Le second aspect de cette collaboration concerne la clientèle retail. D’après Sahnoun, la customisation de l’offre bancaire, grâce aux outils technologiques et aux solutions de « global banking », pourrait ouvrir la voie à une offre adaptée aux besoins spécifiques des clients sur les produits du marché financier.

« L’offre peut varier d’un client à un autre en fonction de son appétit au risque, de son âge ou encore de ses orientations idéologiques. Aujourd’hui, cette personnalisation est possible grâce à l’IA couplée au global banking », a-t-il expliqué.
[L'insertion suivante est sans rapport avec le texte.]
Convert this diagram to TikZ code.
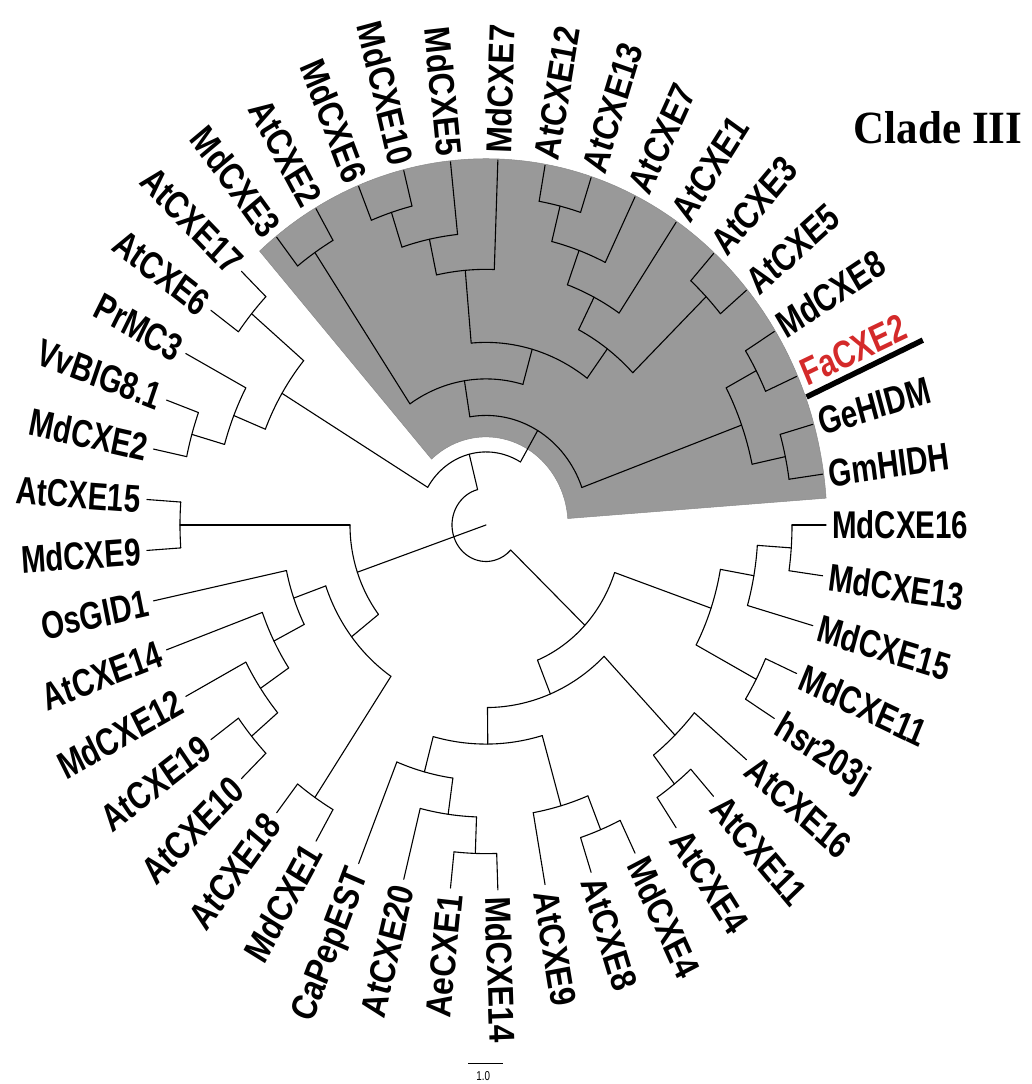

Et d’ajouter : «Cette offre permet de relier le monde de l’épargne, en facilitant la collecte de fonds et en répondant aux attentes des clients, à celui de la transformation de cette épargne en investissements en Bourse. Elle ne concerne pas uniquement les produits de Bourse, mais s’applique également aux produits de ‘‘private equity’’, d’assurance-vie… ».

Alliance de bourses africaines : un choix judicieux ? 

Sahnoun s’est ensuite attardé sur la question de la taille des marchés financiers en Afrique. « Quand on compare nos bourses africaines respectives par rapport aux marchés développés, on peut dire que nous sommes peut-être réduits à l’échelle de l’atome. Donc, il faut qu’on arrive à se regrouper et qu’on essaie d’atteindre une taille critique qui nous permet d’être un peu plus visible et un peu moins atomisé », a-t-il précisé.

Selon lui, aucun marché de la région, à l’exception de l’Afrique du Sud, n’est actuellement compétitif, attractif ou en mesure d’évoluer rapidement. En cause : des économies incapables de fournir des produits de papier, d’alimenter l’offre en abondance, mais aussi de drainer et de collecter une épargne assez importante à même de rendre leurs marchés respectifs, plus liquides, plus consistants et plus profonds.

Selon le responsable, cette incapacité à fournir la liquidité et à créer des opportunités de croissance empêche les bourses africaines de figurer dans le radar des grands investisseurs internationaux.

Mais pas que : l’absence de stratégies favorisant le développement des marchés financiers en Afrique a aggravé cette sous-performance. Le premier responsable de la Bourse de Tunis a, notamment, cité l’absence de réglementations rendant obligatoires les introductions en Bourse (IPO).

Selon lui, de telles mesures contribueraient au développement des bourses africaines et à l’instauration de normes de gouvernance et de transparence, qui devraient s’appliquer non seulement aux entreprises cotées, mais également aux grandes entreprises et aux entreprises publiques.

Il a insisté sur le fait que ce type de réglementation permettrait de prévenir des crises systémiques, notamment en ce qui concerne les groupes ayant un niveau d’engagement élevé, dont les difficultés pourraient affecter significativement les bilans des banques.

Moderniser les bourses africaines 

Poursuivant sa keynote, le DG de la Bourse de Tunis  a affirmé qu’un effort de consolidation s’impose aujourd’hui à l’ensemble des pays africains. Trois préalables doivent être considérés : tout d’abord, l’assouplissement des réglementations de change afin de faciliter la circulation des investissements en portefeuille entre les pays du continent.

Ensuite, le développement de l’interopérabilité des marchés africains et de leurs plateformes pour permettre la négociation de titres quelle que soit la localisation de l’investisseur.

Enfin, la convergence des réglementations, une mission qui incombe aux régulateurs des marchés financiers, afin d’harmoniser les exigences entre les marchés. Les standards internationaux peuvent, en ce sens, servir de boussole. « Si nous ne parvenons pas à cette harmonisation, les jeunes générations, dont le mindset est différent du nôtre, pourraient se détourner de nos marchés au profit de plateformes internationales », a -t-il expliqué.

Et de conclure : « Les générations Z et Alpha, les générations IA, nous imposent aujourd’hui la plateformisation de nos marchés et la robotisation de nos processus, y compris ceux de la compliance (l’ensemble des processus, politiques et procédures mis en place par les institutions financières pour assurer le respect des lois, réglementations et normes). Cela nécessite la promotion des fintechs et des regtech. Notre continent regorge d’opportunités d’investissement, notamment avec une population croissante. Les investisseurs potentiels sont très nombreux, gardons-les chez nous et essayons de pas les perdre ».